Traceback (most recent call last):
File "E:\anaconda3\envs\hr\lib\site-packages\IPython\core\interactiveshell.py", line 3457, in run_code
exec(code_obj, self.user_global_ns, self.user_ns)
File "<ipython-input-2-2c9bf53164ed>", line 1, in <module>
runfile('E:/pycharm数据/AI/image_segmentation-master/main.py', wdir='E:/pycharm数据/AI/image_segmentation-master')
File "E:\PyCharm 2021.3\plugins\python\helpers\pydev\_pydev_bundle\pydev_umd.py", line 198, in runfile
pydev_imports.execfile(filename, global_vars, local_vars) # execute the script
File "E:\PyCharm 2021.3\plugins\python\helpers\pydev\_pydev_imps\_pydev_execfile.py", line 18, in execfile
exec(compile(contents+"\n", file, 'exec'), glob, loc)

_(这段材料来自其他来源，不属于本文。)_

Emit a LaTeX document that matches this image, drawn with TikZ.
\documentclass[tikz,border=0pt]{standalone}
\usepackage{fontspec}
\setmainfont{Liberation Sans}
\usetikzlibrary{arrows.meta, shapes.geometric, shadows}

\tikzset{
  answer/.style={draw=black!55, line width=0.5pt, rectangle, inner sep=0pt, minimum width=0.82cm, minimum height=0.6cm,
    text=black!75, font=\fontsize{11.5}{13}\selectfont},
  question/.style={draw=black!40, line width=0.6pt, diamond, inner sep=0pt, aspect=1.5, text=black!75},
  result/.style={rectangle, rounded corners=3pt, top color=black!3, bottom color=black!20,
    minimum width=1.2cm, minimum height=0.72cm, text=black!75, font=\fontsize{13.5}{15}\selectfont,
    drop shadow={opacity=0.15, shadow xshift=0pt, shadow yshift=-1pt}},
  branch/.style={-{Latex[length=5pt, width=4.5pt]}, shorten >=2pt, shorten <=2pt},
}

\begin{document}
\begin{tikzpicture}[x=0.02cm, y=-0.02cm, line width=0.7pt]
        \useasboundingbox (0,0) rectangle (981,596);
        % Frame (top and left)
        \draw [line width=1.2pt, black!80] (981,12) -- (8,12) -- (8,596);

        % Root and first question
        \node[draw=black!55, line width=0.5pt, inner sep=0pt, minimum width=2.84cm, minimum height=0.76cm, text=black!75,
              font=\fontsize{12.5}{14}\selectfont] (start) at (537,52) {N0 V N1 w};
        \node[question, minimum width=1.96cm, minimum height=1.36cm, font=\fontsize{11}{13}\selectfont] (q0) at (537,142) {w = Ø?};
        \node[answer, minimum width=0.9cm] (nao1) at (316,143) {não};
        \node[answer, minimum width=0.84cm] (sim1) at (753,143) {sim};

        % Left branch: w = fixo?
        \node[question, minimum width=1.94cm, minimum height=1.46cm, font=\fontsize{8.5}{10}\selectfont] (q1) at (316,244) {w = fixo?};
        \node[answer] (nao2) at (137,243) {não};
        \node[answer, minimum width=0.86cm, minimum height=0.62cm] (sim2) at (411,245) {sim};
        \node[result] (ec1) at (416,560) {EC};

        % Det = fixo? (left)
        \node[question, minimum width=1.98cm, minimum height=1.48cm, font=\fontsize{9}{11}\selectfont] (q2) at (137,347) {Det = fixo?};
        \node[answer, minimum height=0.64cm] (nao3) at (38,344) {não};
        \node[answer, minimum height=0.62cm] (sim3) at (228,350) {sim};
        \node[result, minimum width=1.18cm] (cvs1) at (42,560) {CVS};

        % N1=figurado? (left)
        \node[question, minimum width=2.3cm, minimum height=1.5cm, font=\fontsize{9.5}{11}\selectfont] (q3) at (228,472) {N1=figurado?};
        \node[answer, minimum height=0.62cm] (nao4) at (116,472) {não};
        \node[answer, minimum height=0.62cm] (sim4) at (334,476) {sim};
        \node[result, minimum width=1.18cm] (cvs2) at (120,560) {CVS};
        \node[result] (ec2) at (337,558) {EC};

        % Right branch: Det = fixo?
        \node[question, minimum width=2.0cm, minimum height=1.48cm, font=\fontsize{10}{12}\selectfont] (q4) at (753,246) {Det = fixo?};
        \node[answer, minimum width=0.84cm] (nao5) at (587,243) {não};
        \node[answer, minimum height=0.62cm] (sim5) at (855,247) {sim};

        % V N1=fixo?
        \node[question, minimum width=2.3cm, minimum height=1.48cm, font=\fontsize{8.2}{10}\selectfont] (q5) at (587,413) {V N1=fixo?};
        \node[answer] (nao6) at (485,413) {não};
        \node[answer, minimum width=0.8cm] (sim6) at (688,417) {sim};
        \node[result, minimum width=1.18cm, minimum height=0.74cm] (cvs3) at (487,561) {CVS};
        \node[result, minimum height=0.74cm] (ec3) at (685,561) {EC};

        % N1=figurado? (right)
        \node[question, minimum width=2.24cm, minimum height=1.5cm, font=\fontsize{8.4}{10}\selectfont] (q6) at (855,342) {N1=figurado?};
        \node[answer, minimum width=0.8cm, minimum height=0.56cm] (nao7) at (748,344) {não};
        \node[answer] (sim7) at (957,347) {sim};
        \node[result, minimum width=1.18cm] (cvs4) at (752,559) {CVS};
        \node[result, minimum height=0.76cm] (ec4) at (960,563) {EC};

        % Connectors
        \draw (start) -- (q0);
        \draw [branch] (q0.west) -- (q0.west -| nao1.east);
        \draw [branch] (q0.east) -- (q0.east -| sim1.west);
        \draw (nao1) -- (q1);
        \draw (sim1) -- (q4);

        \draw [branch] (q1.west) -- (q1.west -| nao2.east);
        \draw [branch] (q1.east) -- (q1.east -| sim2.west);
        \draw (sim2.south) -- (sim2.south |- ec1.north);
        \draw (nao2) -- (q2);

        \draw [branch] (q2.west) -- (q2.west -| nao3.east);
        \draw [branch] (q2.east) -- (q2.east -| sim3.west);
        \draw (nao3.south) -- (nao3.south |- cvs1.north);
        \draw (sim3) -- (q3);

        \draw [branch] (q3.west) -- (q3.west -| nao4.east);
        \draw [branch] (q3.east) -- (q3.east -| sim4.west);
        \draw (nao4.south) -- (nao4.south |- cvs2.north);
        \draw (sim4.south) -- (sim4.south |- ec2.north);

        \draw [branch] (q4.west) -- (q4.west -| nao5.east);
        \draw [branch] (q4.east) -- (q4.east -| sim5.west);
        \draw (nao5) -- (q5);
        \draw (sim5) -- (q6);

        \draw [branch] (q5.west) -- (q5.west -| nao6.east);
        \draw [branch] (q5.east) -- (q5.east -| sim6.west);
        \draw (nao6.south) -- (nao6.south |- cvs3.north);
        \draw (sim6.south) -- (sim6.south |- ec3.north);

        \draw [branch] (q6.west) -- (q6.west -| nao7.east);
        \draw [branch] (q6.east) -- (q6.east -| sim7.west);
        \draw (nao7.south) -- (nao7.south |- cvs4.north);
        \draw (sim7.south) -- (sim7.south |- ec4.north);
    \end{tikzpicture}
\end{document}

File "E:/pycharm数据/AI/image_segmentation-master/main.py", line 39, in <module>
model.fit(
File "E:\anaconda3\envs\hr\lib\site-packages\keras\engine\training_v1.py", line 777, in fit
return func.fit(
File "E:\anaconda3\envs\hr\lib\site-packages\keras\engine\training_generator_v1.py", line 570, in fit
return fit_generator(
File "E:\anaconda3\envs\hr\lib\site-packages\keras\engine\training_generator_v1.py", line 252, in model_iteration
batch_outs = batch_function(*batch_data)
File "E:\anaconda3\envs\hr\lib\site-packages\keras\engine\training_v1.py", line 1076, in train_on_batch
outputs = self.train_function(ins) # pylint: disable=not-callable
File "E:\anaconda3\envs\hr\lib\site-packages\keras\backend.py", line 4186, in __call__
fetched = self._callable_fn(*array_vals,
File "E:\anaconda3\envs\hr\lib\site-packages\tensorflow\python\client\session.py", line 1483, in __call__
ret = tf_session.TF_SessionRunCallable(self._session._session,
tensorflow.python.framework.errors_impl.ResourceExhaustedError: OOM when allocating tensor with shape[7,7,512,4096] and type float on /job:localhost/replica:0/task:0/device:GPU:0 by allocator GPU_0_bfc
[[{{node training/Adam/Adam/update_vgg_decoder/fc6/kernel/ResourceApplyAdam}}]]
Hint: If you want to see a list of allocated tensors when OOM happens, add report_tensor_allocations_upon_oom to RunOptions for current allocation info. This isn't available when running in Eager mode.
Process finished with exit code 0
去网上搜了搜类似的问题,说是gpu内存不足的问题,我按照解答修改了batch size也还是不可以,各位可不可以给我一点别的解决方案?